Observations regarding S&P’s Downgrade of America’s AAA bond rating.
They say the worst news in Washington is dropped on Friday afternoon. Yesterday was no different as Standard and Poors’s decided to downgrade America’s AAA bond rating.
While many in the political establishment (that includes many of us activist) view what may be profitible for the next election, businesses look for stability and solvency to ensure a return on their investment.
As a result I believe the following observations are important to note going forward:
* Republicans offered not one (cut, cap and balance), but three plans which would cut in excess of the 4 trillion requested by S&P. This included Paul Ryan’s plan (~7 trillion) and Senator Coburn’s 9 trillion dollar reduction plan.
* Gang of Six technically reaches the magic number, but includes trillions of dollars in tax increases which offers businesses zero incentive to bring jobs or investment back to the United States.
* Democrats still refuse to provide any sort of long term deficit reduction plan outside of repealing the Bush era tax rates.
* Brinksmanship was just as much as a determining factor as the deficit its self.
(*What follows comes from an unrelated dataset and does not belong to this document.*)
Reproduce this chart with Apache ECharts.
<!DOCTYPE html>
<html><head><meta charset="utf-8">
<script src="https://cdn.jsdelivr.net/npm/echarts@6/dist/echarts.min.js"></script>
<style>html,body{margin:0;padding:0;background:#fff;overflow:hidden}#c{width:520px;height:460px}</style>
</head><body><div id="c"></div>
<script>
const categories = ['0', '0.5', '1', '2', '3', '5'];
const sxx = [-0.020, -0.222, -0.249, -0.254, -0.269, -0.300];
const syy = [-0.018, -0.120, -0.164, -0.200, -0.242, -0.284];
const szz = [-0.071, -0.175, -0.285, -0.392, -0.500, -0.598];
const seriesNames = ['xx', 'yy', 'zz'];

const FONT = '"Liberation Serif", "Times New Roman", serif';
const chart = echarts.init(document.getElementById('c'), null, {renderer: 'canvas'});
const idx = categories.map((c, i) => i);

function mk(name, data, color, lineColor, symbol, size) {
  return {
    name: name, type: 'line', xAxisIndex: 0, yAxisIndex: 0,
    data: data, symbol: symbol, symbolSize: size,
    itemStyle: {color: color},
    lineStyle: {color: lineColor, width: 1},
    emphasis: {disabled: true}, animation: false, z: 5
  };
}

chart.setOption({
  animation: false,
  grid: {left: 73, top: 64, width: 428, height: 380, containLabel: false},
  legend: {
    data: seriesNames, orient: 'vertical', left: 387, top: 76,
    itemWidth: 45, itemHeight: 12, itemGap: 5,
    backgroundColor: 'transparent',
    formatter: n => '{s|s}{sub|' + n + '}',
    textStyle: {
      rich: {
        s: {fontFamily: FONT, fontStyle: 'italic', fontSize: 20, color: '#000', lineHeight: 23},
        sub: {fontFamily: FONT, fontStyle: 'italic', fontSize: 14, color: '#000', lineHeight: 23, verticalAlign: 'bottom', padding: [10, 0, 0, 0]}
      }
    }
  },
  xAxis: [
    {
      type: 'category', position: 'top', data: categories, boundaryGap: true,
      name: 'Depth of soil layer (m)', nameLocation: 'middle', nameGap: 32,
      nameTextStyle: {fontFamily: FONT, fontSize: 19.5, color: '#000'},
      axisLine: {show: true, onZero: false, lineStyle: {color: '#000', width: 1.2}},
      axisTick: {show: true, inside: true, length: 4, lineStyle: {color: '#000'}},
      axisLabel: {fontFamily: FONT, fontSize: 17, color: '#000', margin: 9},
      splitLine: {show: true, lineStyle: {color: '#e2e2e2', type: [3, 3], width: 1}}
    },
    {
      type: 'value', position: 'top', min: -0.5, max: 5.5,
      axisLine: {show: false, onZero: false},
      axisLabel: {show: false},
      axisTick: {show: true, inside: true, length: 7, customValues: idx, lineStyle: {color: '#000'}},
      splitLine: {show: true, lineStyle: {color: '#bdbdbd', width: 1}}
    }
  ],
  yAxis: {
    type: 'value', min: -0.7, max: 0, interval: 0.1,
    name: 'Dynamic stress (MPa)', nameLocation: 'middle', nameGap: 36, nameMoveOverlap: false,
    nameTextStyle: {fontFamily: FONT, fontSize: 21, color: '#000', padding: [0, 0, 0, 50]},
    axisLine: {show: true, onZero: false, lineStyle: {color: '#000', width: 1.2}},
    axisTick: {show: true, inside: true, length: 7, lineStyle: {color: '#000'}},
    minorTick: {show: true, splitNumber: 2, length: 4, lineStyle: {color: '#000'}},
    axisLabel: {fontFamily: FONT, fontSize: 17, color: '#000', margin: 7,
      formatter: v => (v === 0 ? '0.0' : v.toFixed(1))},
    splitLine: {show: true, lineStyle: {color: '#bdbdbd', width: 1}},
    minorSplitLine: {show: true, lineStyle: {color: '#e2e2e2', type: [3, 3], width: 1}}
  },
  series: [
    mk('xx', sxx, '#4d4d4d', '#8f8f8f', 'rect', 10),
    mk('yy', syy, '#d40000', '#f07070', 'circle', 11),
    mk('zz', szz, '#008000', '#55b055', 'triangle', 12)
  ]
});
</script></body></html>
For those who argue conservatives could twist arms better after the August 2nd date, S&P disagree and cites such gamesmanship as a core reason as to why AAA could not be retained:
The political brinksmanship of recent months highlights what we see as America’s governance and policymaking becoming less stable, less effective, and less predictable than what we previously believed. The statutory debt ceiling and the threat of default have become political bargaining chips in the debate over fiscal policy.
Taking the budget to the edge makes investors and business people nervous. It adds unpredictability and concerns those who might seek to or invest in our bonds.
To be clear, I am not advocating folding like a cheap suit and implementing tax increases as Democrats sought. That is wrong.
However, to intentially want to shut the government down and even appear to threaten the situation does more harm than good. This includes the United States Senate refusal to pass a budget for in excess of 800 days or President Obama’s refusal to propose any sort of plan.
*No real structural changes were made in the budget agreement proved very costly. While obvious for many of us, at the heart of the rational for the decision to downgrade, was the fact no real changes were made to ensure the solvency of entitlement programs.
Despite this year’s wide-ranging debate, in our view, the differences between political parties have proven to be extraordinarily difficult to bridge, and, as we see it, the resulting agreement fell well short of the comprehensive fiscal consolidation program that some proponents had envisaged until quite recently. Republicans and Democrats have only been able to agree to relatively modest savings on discretionary spending while delegating to the Select Committee decisions on more comprehensive measures.
Any real reform, such at the Ryan plan or cut, cap and balance address these core concerns and provide sound fiscal policy which addresses such issues. Without reforming entitlement spending investors will continue to look at our bonds with doubt whether or not we can pay them back.
* Most importantly, poor economic growth matters greatly. While the report notes that Democrats desire to increase taxes on “upper income earners” would bring in 950 billion over ten years, it is equally important to note tax revenues are a full 3.5 percent below the Bush years and account for 300-400 billion a year.
The key element here is not just the recession, but the core cause of why businesses are not re-investing. With the passage of Obamacare and the Dodd-Frank act, the cost doing business increases greatly. Combined with Democrats current threats to increase taxes, it dramatically depresses any optimism or opportunity for investment.
While entitlement reform is key to any long term budget deal, the environment for businesses to be able to make money and invest here must be changed.
If elected officials truly seek to tackle debt or the deficit under any plan, the economy must grow. Businesses must feel comfortable investing in people and resources.
As I’ve noted before, businesses small and big need certainty and encouragement that the money they spend will return as a net positive. If the government’s policy is counter to this basic need, then the economy will not grow and our yearly deficits will only grow larger.
Simply put, Marco Rubio is correct when he stated that the system needs more tax payers as a pose to more taxes.